On 03/05/2010 04:27 AM, Daniel P. Berrange wrote:
This mail describes how I'm suggesting libvirt addresses Dor's RFE to timers/tick policies in libvirt
https://bugzilla.redhat.com/show_bug.cgi?id=557285
Thanks to those who've answered my previous mail / irc questions. Please point out any mistakes I made in understanding / modelling this problem
Daniel
Virtual machine timer management in libvirt ===========================================
On PC hardware there are a number of terrible timers / clock sources available to operating systems
* PIT Timer with periodic interrupts
* RTC
Time of Day clock, continuous running Timer with periodic interrupts
* Local APIC Timer Timer with periodic interrupts
* ACPI Timer Timer with periodic interrupts
* TSC Read via rdtsc instruction. No interrupts
Never, ever tell anyone this, but it is possible to generate interrupts from the TSC. Doing so is a million orders of perverse because of the problems you list:
Unreliable on some hardware. eg changes frequency. Not synced between cores Different HZ across hosts
* HPET Multiple timers with periodic interrupts Can replace PIT/RTC timers
They all generally suck in real hardware, and this gets worse in virtual machines. Many different approaches to making them suck less in VMWare, Xen& KVM, but there are some reasonably common concepts....
HPET doesn't suck.
Virtual timekeeping problems ----------------------------
Three primary problems / areas to deal with:
* Time of day clock (RTC)
- Initialized to UTC/Localtime/Timezone/UTC+offset - Two modes of operation: 1. Guest wallclock: only runs when guest is executing. ie stopped across save/restore, etc 2. Host wallclock: runs continuously with host wall time.

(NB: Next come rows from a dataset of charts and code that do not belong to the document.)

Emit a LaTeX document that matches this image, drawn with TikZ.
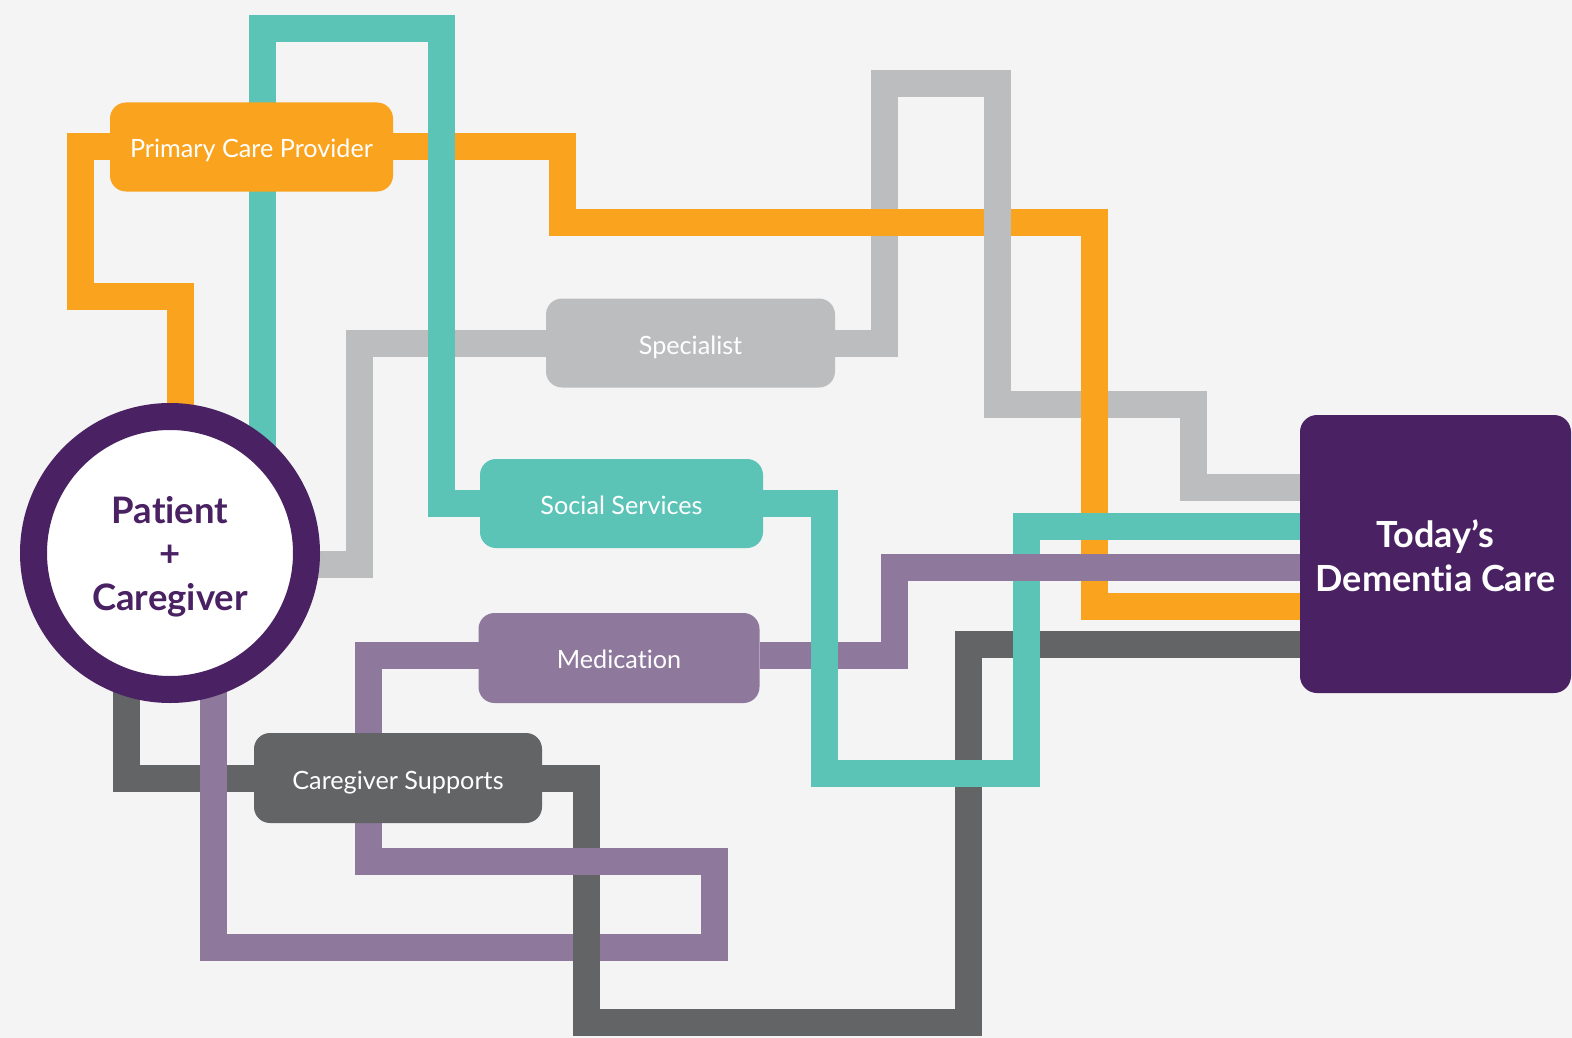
\documentclass[tikz,border=0pt]{standalone}
\usepackage{fontspec}
\setmainfont{Lato}[Ligatures=NoCommon]
\definecolor{bgc}{HTML}{F4F4F4}
\definecolor{corange}{HTML}{F9A31E}
\definecolor{cteal}{HTML}{5BC4B7}
\definecolor{clgray}{HTML}{BCBDBF}
\definecolor{clpurple}{HTML}{8E799D}
\definecolor{cdgray}{HTML}{636466}
\definecolor{cdpurple}{HTML}{4A2263}
\pgfdeclarelayer{bgl}
\pgfdeclarelayer{lin}
\pgfsetlayers{bgl,lin,main}
\newcommand{\lowtext}[2]{\raisebox{-#1pt}[\height][\depth]{#2}}
\begin{document}
\begin{tikzpicture}[x=1pt,y=-1pt,
  conn/.style={line width=27pt, line join=miter, line cap=butt},
  orangeline/.style={conn, draw=corange},
  tealline/.style={conn, draw=cteal},
  grayline/.style={conn, draw=clgray},
  purpline/.style={conn, draw=clpurple},
  dgrayline/.style={conn, draw=cdgray},
  cbox/.style={rounded corners=16pt, minimum height=89pt, inner sep=0pt, outer sep=0pt, text=white, font=\fontsize{25.2}{28}\selectfont},
]
\useasboundingbox (0,0) rectangle (1572,1038);
\begin{pgfonlayer}{bgl}
\fill[bgc] (0,0) rectangle (1572,1038);
\end{pgfonlayer}

% nodes
\node[circle, draw=cdpurple, line width=27pt, fill=white, minimum size=273pt, inner sep=0pt, outer sep=0pt,
      text=cdpurple, font=\bfseries\fontsize{36.5}{43.5}\selectfont] (pc) at (170,553)
      {\lowtext{5}{\begin{tabular}{@{}c@{}}Patient\\+\\Caregiver\end{tabular}}};
\node[cbox, fill=corange, minimum width=283pt] (pcp) at (251.5,147) {\lowtext{3.5}{Primary Care Provider}};
\node[cbox, fill=clgray, minimum width=289pt] (spec) at (690.5,343) {\lowtext{4.5}{Specialist}};
\node[cbox, fill=cteal, minimum width=283pt] (soc) at (621.5,503.5) {\lowtext{2}{Social Services}};
\node[cbox, fill=clpurple, minimum width=281pt, minimum height=90pt] (med) at (619,658) {\lowtext{1}{Medication}};
\node[cbox, fill=cdgray, minimum width=288pt, minimum height=90pt] (cgs) at (398,778) {\lowtext{4.5}{Caregiver Supports}};
\node[rounded corners=17pt, fill=cdpurple, minimum width=271pt, minimum height=278pt, inner sep=0pt, outer sep=0pt,
      text=white, font=\bfseries\fontsize{36}{44}\selectfont] (tdc) at (1435.5,554)
      {\lowtext{7}{\begin{tabular}{@{}c@{}}Today’s\\Dementia Care\end{tabular}}};

\begin{pgfonlayer}{lin}
% light gray
\draw[grayline] (spec.west) -| (359.5,564) -- (pc.center |- 0,564);
\draw[grayline] (spec.east) -| (884.5,83.5) -| (997.5,404.5) -| (1193,487) -- (tdc.west |- 0,487);
% orange
\draw[orangeline] (pcp.west) -| (80.5,296.5) -| ([xshift=10.5pt]pc.center);
\draw[orangeline] (pcp.east) -| (562.5,222.5) -| (1094.5,606) -- (tdc.west |- 0,606);
% dark gray
\draw[dgrayline] (cgs.west) -| ([xshift=-44pt]pc.center);
\draw[dgrayline] (cgs.east) -| (586,1022) -| (968.5,644) -- (tdc.west |- 0,644);
% purple
\draw[purpline] ([yshift=3pt]med.west) -| (368.5,861) -| (714.5,947) -| ([xshift=43.5pt]pc.center);
% teal
\draw[tealline] (pc.center) -| (262.5,28.5) -- (441.5,28.5) |- (soc.west);
\draw[tealline] (soc.east) -| (824,773) -| (1026.5,526) -- (tdc.west |- 0,526);
% purple right
\draw[purpline] ([yshift=3pt]med.east) -| (894,567) -- (tdc.west |- 0,567);
% weave fixes
\draw[grayline] (997.5,195) -- (997.5,250);
\draw[tealline] (824,630) -- (824,680);
\draw[dgrayline] (586,920) -- (586,975);
\end{pgfonlayer}
\end{tikzpicture}
\end{document}
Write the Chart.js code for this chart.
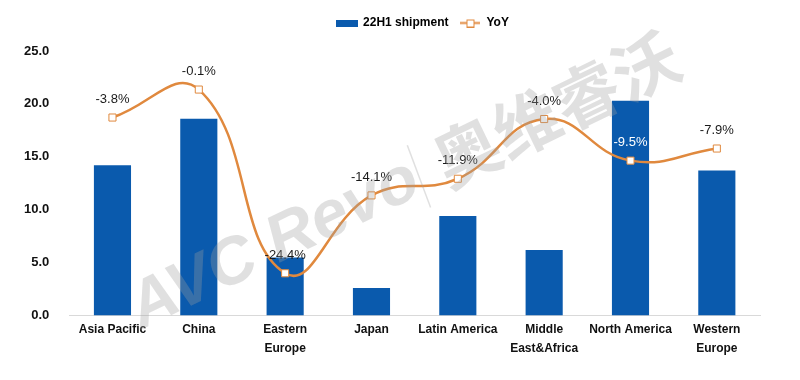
<!DOCTYPE html>
<html>
<head>
<meta charset="utf-8">
<script src="https://cdn.jsdelivr.net/npm/chart.js@4.4.1/dist/chart.umd.min.js"></script>
<style>
  html, body { margin: 0; padding: 0; background: #ffffff; }
  #wrap { width: 800px; height: 380px; position: relative; }
</style>
</head>
<body>
<div id="wrap"><canvas id="c" width="800" height="380"></canvas></div>
<script>
const categories = [["Asia Pacific"], ["China"], ["Eastern", "Europe"], ["Japan"], ["Latin America"], ["Middle", "East&Africa"], ["North America"], ["Western", "Europe"]];
const shipment = [14.2, 18.6, 5.5, 2.6, 9.4, 6.2, 20.3, 13.7];
const yoy = [-3.8, -0.1, -24.4, -14.1, -11.9, -4.0, -9.5, -7.9];
const yTicks = [0, 5, 10, 15, 20, 25];

const BLUE = '#0a5aad';
const ORANGE = '#e0893e';
const FONT = '"Liberation Sans", Arial, sans-serif';

function makeBarSwatch() {
  const c = document.createElement('canvas');
  c.width = 22; c.height = 7;
  const x = c.getContext('2d');
  x.fillStyle = BLUE; x.fillRect(0, 0, 22, 7);
  return c;
}
function makeLineSwatch() {
  const c = document.createElement('canvas');
  c.width = 20; c.height = 9;
  const x = c.getContext('2d');
  x.strokeStyle = ORANGE; x.lineWidth = 2;
  x.beginPath(); x.moveTo(0, 4.5); x.lineTo(20, 4.5); x.stroke();
  x.fillStyle = '#fff'; x.lineWidth = 1;
  x.fillRect(6.5, 1.5, 7, 7); x.strokeRect(6.5, 1.5, 7, 7);
  return c;
}

const legendSpacer = {
  id: 'legendSpacer',
  afterInit(chart) {
    const lg = chart.legend;
    if (lg && !lg._patched) {
      const orig = lg.fit;
      lg.fit = function () { orig.call(this); this.height += 13; };
      lg._patched = true;
    }
  },
  beforeDraw(chart) {
    const lg = chart.legend;
    if (lg && !lg._shifted) {
      lg.left += 37; lg.right += 37;
      lg.top += 1; lg.bottom += 1;
      lg._shifted = true;
    }
  }
};

const labelPlugin = {
  id: 'yoyLabels',
  afterDatasetsDraw(chart) {
    const meta = chart.getDatasetMeta(1);
    const ctx = chart.ctx;
    ctx.save();
    ctx.font = '13px ' + FONT;
    ctx.textAlign = 'center';
    ctx.textBaseline = 'middle';
    meta.data.forEach((pt, i) => {
      ctx.fillStyle = (i === 6) ? '#ffffff' : '#1a1a1a';
      ctx.fillText(yoy[i].toFixed(1) + '%', pt.x, pt.y - 18);
    });
    ctx.restore();
  }
};

const watermarkPlugin = {
  id: 'watermark',
  afterDatasetsDraw(chart) {
    const ctx = chart.ctx;
    ctx.save();
    ctx.translate(405, 182);
    ctx.rotate(-0.45);
    ctx.fillStyle = 'rgba(160,160,160,0.32)';
    ctx.strokeStyle = 'rgba(160,160,160,0.32)';
    ctx.font = 'italic bold 66px ' + FONT;
    ctx.textAlign = 'center';
    ctx.textBaseline = 'middle';
    ctx.fillText('AVC Revo', -145, 0);
    ctx.lineWidth = 1.5;
    ctx.beginPath(); ctx.moveTo(18, -32); ctx.lineTo(12, 34); ctx.stroke();
    ctx.font = 'bold 66px "Noto Sans CJK SC", sans-serif';
    ctx.fillText('奥维睿沃', 168, 0);
    ctx.restore();
  }
};

new Chart(document.getElementById('c'), {
  data: {
    labels: categories,
    datasets: [
      {
        type: 'bar',
        label: '22H1 shipment',
        data: shipment,
        backgroundColor: BLUE,
        yAxisID: 'y',
        categoryPercentage: 0.86,
        barPercentage: 0.5,
        order: 2
      },
      {
        type: 'line',
        label: 'YoY',
        data: yoy,
        borderColor: ORANGE,
        borderWidth: 2.5,
        tension: 0.45,
        pointStyle: 'rect',
        pointRadius: 5,
        pointBackgroundColor: '#ffffff',
        pointBorderColor: ORANGE,
        pointBorderWidth: 1,
        yAxisID: 'y2',
        order: 1
      }
    ]
  },
  options: {
    responsive: false,
    animation: false,
    layout: { padding: { top: 4, right: 40, left: 12, bottom: 18 } },
    plugins: {
      tooltip: { enabled: false },
      legend: {
        position: 'top',
        labels: {
          usePointStyle: true,
          pointStyleWidth: 20,
          boxHeight: 9,
          padding: 12,
          color: '#111',
          font: { family: FONT, size: 12, weight: 'bold' },
          generateLabels(chart) {
            return [
              { text: '22H1 shipment', pointStyle: makeBarSwatch(), datasetIndex: 0, fillStyle: BLUE, strokeStyle: BLUE, lineWidth: 0, hidden: false },
              { text: 'YoY', pointStyle: makeLineSwatch(), datasetIndex: 1, fillStyle: '#fff', strokeStyle: ORANGE, lineWidth: 0, hidden: false }
            ];
          }
        }
      }
    },
    scales: {
      x: {
        grid: { display: false, drawTicks: false },
        border: { display: true, color: '#d9d9d9', width: 1 },
        ticks: { color: '#111', font: { family: FONT, size: 12, weight: 'bold', lineHeight: 1.6 }, maxRotation: 0, autoSkip: false, padding: 4 }
      },
      y: {
        min: 0, max: 25,
        afterBuildTicks(axis) { axis.ticks = yTicks.map(v => ({ value: v })); },
        grid: { display: false },
        border: { display: false },
        ticks: { color: '#111', font: { family: FONT, size: 13, weight: 'bold' }, padding: 12, callback: v => Number(v).toFixed(1) }
      },
      y2: {
        display: false,
        min: -30, max: 5
      }
    }
  },
  plugins: [legendSpacer, labelPlugin, watermarkPlugin]
});
</script>
</body>
</html>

Windows wants RTC in localtime, Linux can do either but RTC in UTC is easiest to maintain. Guest / host wall clock is a general consideration for all timers, obviously RTC is supposed to be a wallclock, but there is a question: do we allow the guest to see host time exactly or do we hide it?
* Interrupt timers
- Ticks can not always be delivered on time
Policies to deal with "missed" ticks:
1. Deliver at normal rate without catchup 2. Deliver at higher rate to catch up 3. Merge into 1 tick& deliver asap
4. Discard all missed ticks
The issue is actually more complex than just these policies. A naive implementation of the policy leads to a guest DOS of the host. We actually have such a bug, and it demands a policy which merges ticks over a certain threshold and does not deliver ASAP. It's tricky and complex to fix because it means our notion of timers for the guest is wrong, and we need to introduce a higher order scheduling behaviour. In general, there isn't much we can tune here, but what we can tune is whether the other counters (RTC / HPET / TSC / ACPI) stay in sync with ticks delivered. It's not perfect or completely well defined because the tick can't actually be delivered until a fairly complex set of hardware rules is obeyed. This may not be apparent now, because it gets worse as we implement more hardware support for NMIs and SMIs. An ideal solution would sync the other counters when the tick is generated, not when it is injected. However, this leads us back to the DOS attack. There are also problems with SMP timing here (which CPU gets timer interrupts can change, and are they broadcast?). These problems are made worse because we don't gang schedule.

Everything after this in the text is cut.